"Have you looked at the sky lately?" (Part 2) The NASA Death Probe That Could Have Been

Militarized Mars Rover (D3 concept sketch). You know they wanted to.

On 20 Aug 1977, the United States launched the space probe Voyager 2 on a mission to study Jupiter, Saturn, Uranus (*snicker*), Ur Mama, Neptune, and the outer reaches of the solar system. Then, evidently realizing they forgot about Voyager 1, another launch was conducted on 5 Sept 1977, which also targeted our far-flung celestial neighbors.

This was the team in charge of numbering the Voyager missions

But were these dual scientific feats really expressions of just American ingenuity? The fact that we just posed this in the form of a question would suggest they were not.
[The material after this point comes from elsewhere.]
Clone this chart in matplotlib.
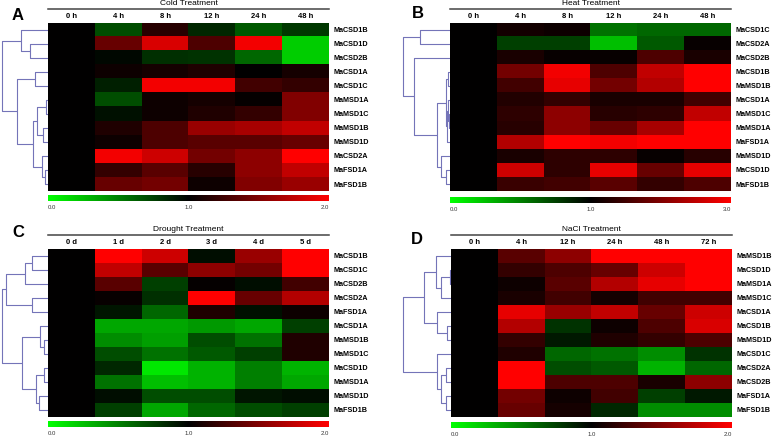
import matplotlib
matplotlib.use('Agg')
import matplotlib.pyplot as plt
import numpy as np
from matplotlib.colors import LinearSegmentedColormap, TwoSlopeNorm

plt.rcParams['font.family'] = ['Liberation Sans', 'DejaVu Sans']

# ---- data ----
cold_times = ['0 h', '4 h', '8 h', '12 h', '24 h', '48 h']
cold_genes = ['MaCSD1B', 'MaCSD1D', 'MaCSD2B', 'MaCSD1A', 'MaCSD1C', 'MaMSD1A',
              'MaMSD1C', 'MaMSD1B', 'MaMSD1D', 'MaCSD2A', 'MaFSD1A', 'MaFSD1B']
cold_values = [
    [1, 0.70, 1.15, 0.85, 0.65, 0.78],
    [1, 1.40, 1.85, 1.30, 1.95, 0.20],
    [1, 0.97, 0.82, 0.80, 0.60, 0.20],
    [1, 1.05, 1.08, 1.12, 1.00, 1.08],
    [1, 0.88, 1.95, 1.95, 1.25, 1.20],
    [1, 0.70, 1.05, 1.08, 1.02, 1.50],
    [1, 0.93, 1.05, 1.12, 1.20, 1.50],
    [1, 1.12, 1.30, 1.60, 1.65, 1.75],
    [1, 1.05, 1.30, 1.35, 1.35, 1.40],
    [1, 1.95, 1.80, 1.45, 1.55, 2.00],
    [1, 1.20, 1.35, 1.15, 1.55, 1.75],
    [1, 1.40, 1.45, 1.05, 1.50, 1.60],
]
# tree nodes: (left, right, height), leaves are row indices
cold_tree = ((0, (1, 2, 18), 27),
             ((3, 4, 13), (((5, 6, 2), (7, 8, 5), 11), (9, (10, 11, 3), 6), 15), 31), 46)

heat_times = ['0 h', '4 h', '8 h', '12 h', '24 h', '48 h']
heat_genes = ['MaCSD1C', 'MaCSD2A', 'MaCSD2B', 'MaCSD1B', 'MaMSD1B', 'MaCSD1A',
              'MaMSD1C', 'MaMSD1A', 'MaFSD1A', 'MaMSD1D', 'MaCSD1D', 'MaFSD1B']
heat_values = [
    [1, 1.15, 1.10, 0.55, 0.60, 0.60],
    [1, 0.75, 0.75, 0.25, 0.65, 1.05],
    [1, 1.20, 1.05, 1.05, 1.60, 1.20],
    [1, 1.90, 2.90, 1.60, 2.50, 3.00],
    [1, 1.50, 2.80, 1.90, 2.40, 3.00],
    [1, 1.25, 1.40, 1.20, 1.20, 1.50],
    [1, 1.35, 2.10, 1.30, 1.35, 2.50],
    [1, 1.30, 2.10, 1.80, 2.30, 3.00],
    [1, 2.40, 3.00, 2.90, 3.00, 3.00],
    [1, 1.20, 1.35, 1.35, 1.05, 1.30],
    [1, 2.60, 1.35, 2.80, 1.80, 2.80],
    [1, 1.45, 1.50, 1.70, 1.40, 1.60],
]
heat_tree = ((0, 1, 30),
             (2, (((3, 4, 1.5), ((5, (6, 7, 1), 2), 8, 3), 4),
                  (9, (10, 11, 4), 9), 13), 36), 47)

drought_times = ['0 d', '1 d', '2 d', '3 d', '4 d', '5 d']
drought_genes = ['MaCSD1B', 'MaCSD1C', 'MaCSD2B', 'MaCSD2A', 'MaFSD1A', 'MaCSD1A',
                 'MaMSD1B', 'MaMSD1C', 'MaCSD1D', 'MaMSD1A', 'MaMSD1D', 'MaFSD1B']
drought_values = [
    [1, 2.00, 1.80, 0.95, 1.60, 2.00],
    [1, 1.75, 1.35, 1.55, 1.45, 2.00],
    [1, 1.35, 0.75, 1.02, 0.95, 1.25],
    [1, 1.03, 0.82, 2.00, 1.40, 1.70],
    [1, 0.92, 0.60, 1.12, 0.93, 1.05],
    [1, 0.35, 0.35, 0.40, 0.35, 0.75],
    [1, 0.45, 0.38, 0.70, 0.55, 1.12],
    [1, 0.70, 0.55, 0.65, 0.75, 1.12],
    [1, 0.85, 0.10, 0.30, 0.50, 0.30],
    [1, 0.55, 0.25, 0.30, 0.50, 0.35],
    [1, 0.95, 0.70, 0.70, 0.92, 0.95],
    [1, 0.75, 0.35, 0.60, 0.70, 0.75],
]
drought_tree = ((((0, 1, 16), 2, 23), (3, 4, 16), 42),
                ((5, (6, 7, 4), 8), ((8, 9, 4), (10, 11, 9), 12), 26), 46)

nacl_times = ['0 h', '4 h', '12 h', '24 h', '48 h', '72 h']
nacl_genes = ['MaMSD1B', 'MaCSD1D', 'MaMSD1A', 'MaMSD1C', 'MaCSD1A', 'MaCSD1B',
              'MaMSD1D', 'MaCSD1C', 'MaCSD2A', 'MaCSD2B', 'MaFSD1A', 'MaFSD1B']
nacl_values = [
    [1, 1.35, 1.55, 2.00, 2.00, 2.00],
    [1, 1.20, 1.30, 1.40, 1.80, 2.00],
    [1, 1.05, 1.35, 1.70, 1.90, 2.00],
    [1, 1.10, 1.25, 1.08, 1.25, 1.25],
    [1, 1.90, 1.60, 1.75, 1.40, 1.80],
    [1, 1.70, 0.80, 1.05, 1.30, 1.85],
    [1, 1.20, 0.90, 1.12, 1.20, 1.30],
    [1, 1.12, 0.60, 0.55, 0.45, 0.80],
    [1, 2.00, 0.70, 0.65, 0.30, 0.60],
    [1, 2.00, 1.30, 1.30, 1.10, 1.55],
    [1, 1.45, 1.05, 1.25, 0.75, 0.90],
    [1, 1.40, 1.08, 0.85, 0.45, 0.45],
]
nacl_tree = (((0, ((1, 2, 1), 3, 10), 15), (4, (5, 6, 4), 14), 27),
             (7, ((8, 9, 5), (10, 11, 5), 10), 14), 48)

cmap = LinearSegmentedColormap.from_list('gbr', ['#00ff00', '#000000', '#ff0000'])
tree_color = '#7474b8'

W, H = 778, 437
fig = plt.figure(figsize=(W / 100, H / 100), dpi=100)


def box(x, y, w, h):
    return [x / W, 1 - (y + h) / H, w / W, h / H]


def draw_tree(ax, node):
    if isinstance(node, int):
        return node, 0
    left, right, h = node
    y1, h1 = draw_tree(ax, left)
    y2, h2 = draw_tree(ax, right)
    ax.plot([h1, h, h, h2], [y1, y1, y2, y2], color=tree_color, lw=0.8,
            solid_capstyle='butt')
    return (y1 + y2) / 2, h


panels = [
    ('A', 'Cold Treatment', cold_times, cold_genes, cold_values, cold_tree, 2.0,
     0, 48, 23, 195, (18, 15)),
    ('B', 'Heat Treatment', heat_times, heat_genes, heat_values, heat_tree, 3.0,
     400, 450, 23, 197, (418, 14)),
    ('C', 'Drought Treatment', drought_times, drought_genes, drought_values,
     drought_tree, 2.0, 0, 48, 249, 421, (18, 233)),
    ('D', 'NaCl Treatment', nacl_times, nacl_genes, nacl_values, nacl_tree, 2.0,
     400, 451, 249, 422, (417, 240)),
]

for letter, title, times, genes, vals, tree, vmax, dx, hx, hy, cy, lpos in panels:
    hw, hh = 281, 168
    n = len(genes)

    # heatmap
    ax = fig.add_axes(box(hx, hy, hw, hh))
    norm = TwoSlopeNorm(vmin=0, vcenter=1, vmax=vmax)
    ax.imshow(np.array(vals), cmap=cmap, norm=norm, aspect='auto',
              interpolation='nearest')
    ax.set_xlim(-0.5, len(times) - 0.5)
    ax.set_ylim(n - 0.5, -0.5)
    ax.xaxis.tick_top()
    ax.set_xticks(range(len(times)))
    ax.set_xticklabels(times, fontsize=5.5, fontweight='bold')
    ax.yaxis.tick_right()
    ax.set_yticks(range(n))
    ax.set_yticklabels(genes, fontsize=5.2, fontweight='bold')
    ax.tick_params(axis='x', length=0, pad=2)
    ax.tick_params(axis='y', length=0, pad=3)
    for s in ax.spines.values():
        s.set_visible(False)
    ax.plot([0, 1], [1.083, 1.083], transform=ax.transAxes, clip_on=False,
            color='#444444', lw=1.1)
    ax.text(0.5, 1.093, title, transform=ax.transAxes, ha='center', va='bottom',
            fontsize=6)

    # dendrogram
    dax = fig.add_axes(box(dx, hy, hx - dx, hh))
    draw_tree(dax, tree)
    dax.set_xlim(hx - dx, 0)
    dax.set_ylim(n - 0.5, -0.5)
    dax.axis('off')

    # colour bar
    cax = fig.add_axes(box(hx, cy, hw, 6))
    cax.imshow(np.linspace(0, 1, 256)[None, :], cmap=cmap, aspect='auto')
    cax.axis('off')
    ticks = ['0.0', '1.0', '%.1f' % vmax]
    for pos, lab, ha in zip([0, 0.5, 1], ticks, ['left', 'center', 'right']):
        cax.text(pos, -0.6, lab, transform=cax.transAxes, ha=ha, va='top',
                 fontsize=4.3, color='#333333')

    fig.text(lpos[0] / W, 1 - lpos[1] / H, letter, ha='center', va='center',
             fontsize=12, fontweight='bold')

fig.savefig('out.png', dpi=100)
True, the US had been flexing big time with the Apollo moon missions since 1969. But, as noted in Part 1 of Part 4 of this ongoing series (that’s correct, do the math), the timing of these ambitious satellites was suspicious, coming only 8 months after a Soviet Death Probe crashed into the American Midwest which was eventually destroyed by American Bionic agent and superhuman mustache wearer Steve Austin.

One might argue that there is no “direct,” “credible,” or even “vaguely lucid” evidence that the United States used technology from a destroyed Soviet Venus “Death Probe” to advance their own space program. As one leading scientist put it when we asked her about it, “Get out of my office.”

Which, of course, strongly suggests that the Deep State is covering it up.

Having therefore established that a total absence of evidence of a coverup is de facto evidence of a coverup, let’s compare the most recent American Probe to the Venus Death Probe, using schematics obtained by the Interesting Times Harold using a mix of investigative savvy, plucky journalism, and possibly a lot of cold and flu medication (we can’t remember). You may notice that while the Soviet schematic is more blunt about the capabilities of the Probe, the US Perseverance’s schematic appears as though it may have been doctored prior to its release.

So was NASA’s Mars rover program spun off from Soviet military technology captured in the 1970s? Were the rovers Sojourner, Spirit, Opportunity, Non-sequitur, Curly, Curiosity, and Perseverance derived from a past Communist regime’s advanced military hardware? And why did they decide to do away with the cool stuff and seemingly stick with nerdy science stuff?


Oh, wait. You were wanting that answer from us, weren’t you? Um, yes. Probably. Stay tuned for the next installment.

Editor’s note: You will never work for a newspaper ever again.